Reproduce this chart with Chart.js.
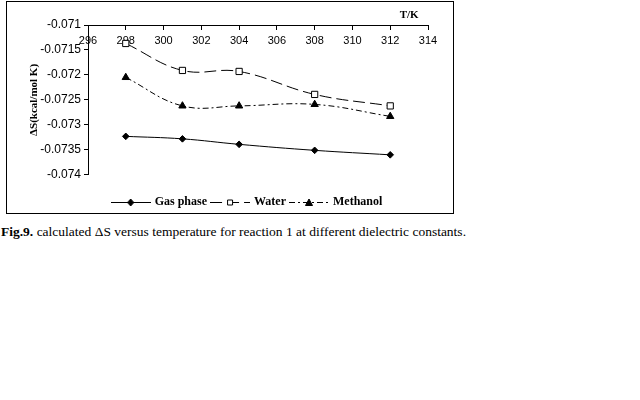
<!DOCTYPE html>
<html>
<head>
<meta charset="utf-8">
<script src="https://cdn.jsdelivr.net/npm/chart.js@4.4.1/dist/chart.umd.min.js"></script>
<style>
  body { margin: 0; width: 640px; height: 400px; background: #fff; position: relative; }
  #box { position: absolute; left: 6px; top: 1px; width: 446px; height: 211px; border: 1px solid #000; }
  #caption { position: absolute; left: 1px; top: 224px; font: 13.5px "Liberation Serif", serif; white-space: nowrap; color: #000; }
</style>
</head>
<body>
<div id="box"><canvas id="c" width="446" height="211"></canvas></div>
<div id="caption"><b>Fig.9.</b> calculated ΔS versus temperature for reaction 1 at different dielectric constants.</div>
<script>
// data
const temps = [298, 301, 304, 308, 312];
const gasPhase = [-0.07323, -0.07328, -0.07339, -0.07351, -0.07360];
const water = [-0.07137, -0.07191, -0.07193, -0.07239, -0.07262];
const methanol = [-0.07205, -0.07262, -0.07262, -0.07259, -0.07283];
const seriesNames = ['Gas phase', 'Water', 'Methanol'];
const xTickValues = [296, 298, 300, 302, 304, 306, 308, 310, 312, 314];
const yTickValues = [-0.071, -0.0715, -0.072, -0.0725, -0.073, -0.0735, -0.074];

const serif = '"Liberation Serif", "Times New Roman", serif';
const sans = '"Liberation Sans", Arial, sans-serif';

// small line+marker pictures for the legend
function legendIcon(dash, marker, fill) {
    const cv = document.createElement('canvas');
    cv.width = 40; cv.height = 10;
    const g = cv.getContext('2d');
    g.strokeStyle = '#000'; g.lineWidth = 1;
    g.setLineDash(dash);
    g.beginPath(); g.moveTo(0, 5.5); g.lineTo(40, 5.5); g.stroke();
    g.setLineDash([]);
    g.fillStyle = fill;
    g.beginPath();
    if (marker === 'diamond') { g.moveTo(20, 2); g.lineTo(23, 5.5); g.lineTo(20, 9); g.lineTo(17, 5.5); g.closePath(); }
    if (marker === 'square') { g.rect(17.5, 3, 5, 5); }
    if (marker === 'triangle') { g.moveTo(20, 2); g.lineTo(23.5, 8.5); g.lineTo(16.5, 8.5); g.closePath(); }
    g.fill(); g.stroke();
    return cv;
}

const styles = [
    { dash: [], point: 'rectRot', radius: 3.3, fill: '#000', icon: legendIcon([], 'diamond', '#000') },
    { dash: [12, 5], point: 'rect', radius: 4.4, fill: '#fff', icon: legendIcon([12, 5], 'square', '#fff') },
    { dash: [6, 3, 2, 3], point: 'triangle', radius: 4.2, fill: '#000', icon: legendIcon([6, 3, 2, 3], 'triangle', '#000') }
];

const seriesValues = [gasPhase, water, methanol];

const tkLabel = {
    id: 'tkLabel',
    afterDraw(chart) {
        const { ctx, chartArea, scales } = chart;
        ctx.save();
        ctx.font = 'bold 11px ' + serif;
        ctx.fillStyle = '#000';
        ctx.textAlign = 'center';
        ctx.textBaseline = 'middle';
        ctx.fillText('T/K', scales.x.getPixelForValue(313), chartArea.top - 10);
        ctx.restore();
    }
};

new Chart(document.getElementById('c'), {
    type: 'line',
    data: {
        datasets: seriesNames.map((name, i) => ({
            label: name,
            data: temps.map((t, j) => ({ x: t, y: seriesValues[i][j] })),
            borderColor: '#000',
            borderWidth: 1,
            borderDash: styles[i].dash,
            tension: 0.4,
            pointStyle: styles[i].point,
            pointRadius: styles[i].radius,
            pointBackgroundColor: styles[i].fill,
            pointBorderColor: '#000',
            pointBorderWidth: 1
        }))
    },
    options: {
        responsive: false,
        animation: false,
        layout: { padding: { top: 23, right: 25, left: 0, bottom: -5 } },
        scales: {
            x: {
                type: 'linear',
                position: { y: -0.071 },
                min: 296, max: 314,
                afterBuildTicks: s => { s.ticks = xTickValues.map(v => ({ value: v })); },
                grid: { drawOnChartArea: false, tickLength: 4, color: '#000' },
                border: { color: '#000', width: 1 },
                ticks: { color: '#000', font: { family: sans, size: 11 }, padding: 5, maxRotation: 0 }
            },
            y: {
                type: 'linear',
                position: 'left',
                min: -0.074, max: -0.071,
                afterBuildTicks: s => { s.ticks = yTickValues.map(v => ({ value: v })); },
                afterFit: s => { s.width = 81; },
                grid: { drawOnChartArea: false, tickLength: 4, color: '#000' },
                border: { color: '#000', width: 1 },
                ticks: {
                    color: '#000', font: { family: sans, size: 12 }, padding: 3,
                    callback: v => String(Number(v.toFixed(4)))
                },
                title: { display: true, text: 'ΔS(kcal/mol K)', color: '#000', font: { family: serif, size: 11, weight: 'bold' }, padding: { top: 21, bottom: 0 } }
            }
        },
        plugins: {
            tooltip: { enabled: false },
            legend: {
                position: 'bottom',
                fullSize: false,
                title: { display: true, text: ' ', font: { size: 1 }, padding: { top: 15, bottom: 0 } },
                labels: {
                    color: '#000',
                    font: { family: serif, size: 12, weight: 'bold' },
                    usePointStyle: true,
                    pointStyleWidth: 36,
                    padding: 5,
                    generateLabels: chart => chart.data.datasets.map((d, i) => ({
                        // trailing spaces on the last label pull the centred row left like the original
                        text: i === 2 ? d.label + '       ' : d.label,
                        pointStyle: styles[i].icon,
                        datasetIndex: i,
                        fontColor: '#000',
                        lineWidth: 0
                    }))
                }
            }
        }
    },
    plugins: [tkLabel]
});
</script>
</body>
</html>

====

All of the lines above should be printed exactly, minus the pictures.

Reproduce this chart with Chart.js.
<!DOCTYPE html>
<html>
<head>
<meta charset="utf-8">
<script src="https://cdn.jsdelivr.net/npm/chart.js@4.4.1/dist/chart.umd.min.js"></script>
<style>
  body { margin: 0; width: 640px; height: 400px; background: #fff; position: relative; }
  #box { position: absolute; left: 6px; top: 1px; width: 446px; height: 211px; border: 1px solid #000; }
  #caption { position: absolute; left: 1px; top: 224px; font: 13.5px "Liberation Serif", serif; white-space: nowrap; color: #000; }
</style>
</head>
<body>
<div id="box"><canvas id="c" width="446" height="211"></canvas></div>
<div id="caption"><b>Fig.9.</b> calculated ΔS versus temperature for reaction 1 at different dielectric constants.</div>
<script>
// data
const temps = [298, 301, 304, 308, 312];
const gasPhase = [-0.07323, -0.07328, -0.07339, -0.07351, -0.07360];
const water = [-0.07137, -0.07191, -0.07193, -0.07239, -0.07262];
const methanol = [-0.07205, -0.07262, -0.07262, -0.07259, -0.07283];
const seriesNames = ['Gas phase', 'Water', 'Methanol'];
const xTickValues = [296, 298, 300, 302, 304, 306, 308, 310, 312, 314];
const yTickValues = [-0.071, -0.0715, -0.072, -0.0725, -0.073, -0.0735, -0.074];

const serif = '"Liberation Serif", "Times New Roman", serif';
const sans = '"Liberation Sans", Arial, sans-serif';

// small line+marker pictures for the legend
function legendIcon(dash, marker, fill) {
    const cv = document.createElement('canvas');
    cv.width = 40; cv.height = 10;
    const g = cv.getContext('2d');
    g.strokeStyle = '#000'; g.lineWidth = 1;
    g.setLineDash(dash);
    g.beginPath(); g.moveTo(0, 5.5); g.lineTo(40, 5.5); g.stroke();
    g.setLineDash([]);
    g.fillStyle = fill;
    g.beginPath();
    if (marker === 'diamond') { g.moveTo(20, 2); g.lineTo(23, 5.5); g.lineTo(20, 9); g.lineTo(17, 5.5); g.closePath(); }
    if (marker === 'square') { g.rect(17.5, 3, 5, 5); }
    if (marker === 'triangle') { g.moveTo(20, 2); g.lineTo(23.5, 8.5); g.lineTo(16.5, 8.5); g.closePath(); }
    g.fill(); g.stroke();
    return cv;
}

const styles = [
    { dash: [], point: 'rectRot', radius: 3.3, fill: '#000', icon: legendIcon([], 'diamond', '#000') },
    { dash: [12, 5], point: 'rect', radius: 4.4, fill: '#fff', icon: legendIcon([12, 5], 'square', '#fff') },
    { dash: [6, 3, 2, 3], point: 'triangle', radius: 4.2, fill: '#000', icon: legendIcon([6, 3, 2, 3], 'triangle', '#000') }
];

const seriesValues = [gasPhase, water, methanol];

const tkLabel = {
    id: 'tkLabel',
    afterDraw(chart) {
        const { ctx, chartArea, scales } = chart;
        ctx.save();
        ctx.font = 'bold 11px ' + serif;
        ctx.fillStyle = '#000';
        ctx.textAlign = 'center';
        ctx.textBaseline = 'middle';
        ctx.fillText('T/K', scales.x.getPixelForValue(313), chartArea.top - 10);
        ctx.restore();
    }
};

new Chart(document.getElementById('c'), {
    type: 'line',
    data: {
        datasets: seriesNames.map((name, i) => ({
            label: name,
            data: temps.map((t, j) => ({ x: t, y: seriesValues[i][j] })),
            borderColor: '#000',
            borderWidth: 1,
            borderDash: styles[i].dash,
            tension: 0.4,
            pointStyle: styles[i].point,
            pointRadius: styles[i].radius,
            pointBackgroundColor: styles[i].fill,
            pointBorderColor: '#000',
            pointBorderWidth: 1
        }))
    },
    options: {
        responsive: false,
        animation: false,
        layout: { padding: { top: 23, right: 25, left: 0, bottom: -5 } },
        scales: {
            x: {
                type: 'linear',
                position: { y: -0.071 },
                min: 296, max: 314,
                afterBuildTicks: s => { s.ticks = xTickValues.map(v => ({ value: v })); },
                grid: { drawOnChartArea: false, tickLength: 4, color: '#000' },
                border: { color: '#000', width: 1 },
                ticks: { color: '#000', font: { family: sans, size: 11 }, padding: 5, maxRotation: 0 }
            },
            y: {
                type: 'linear',
                position: 'left',
                min: -0.074, max: -0.071,
                afterBuildTicks: s => { s.ticks = yTickValues.map(v => ({ value: v })); },
                afterFit: s => { s.width = 81; },
                grid: { drawOnChartArea: false, tickLength: 4, color: '#000' },
                border: { color: '#000', width: 1 },
                ticks: {
                    color: '#000', font: { family: sans, size: 12 }, padding: 3,
                    callback: v => String(Number(v.toFixed(4)))
                },
                title: { display: true, text: 'ΔS(kcal/mol K)', color: '#000', font: { family: serif, size: 11, weight: 'bold' }, padding: { top: 21, bottom: 0 } }
            }
        },
        plugins: {
            tooltip: { enabled: false },
            legend: {
                position: 'bottom',
                fullSize: false,
                title: { display: true, text: ' ', font: { size: 1 }, padding: { top: 15, bottom: 0 } },
                labels: {
                    color: '#000',
                    font: { family: serif, size: 12, weight: 'bold' },
                    usePointStyle: true,
                    pointStyleWidth: 36,
                    padding: 5,
                    generateLabels: chart => chart.data.datasets.map((d, i) => ({
                        // trailing spaces on the last label pull the centred row left like the original
                        text: i === 2 ? d.label + '       ' : d.label,
                        pointStyle: styles[i].icon,
                        datasetIndex: i,
                        fontColor: '#000',
                        lineWidth: 0
                    }))
                }
            }
        }
    },
    plugins: [tkLabel]
});
</script>
</body>
</html>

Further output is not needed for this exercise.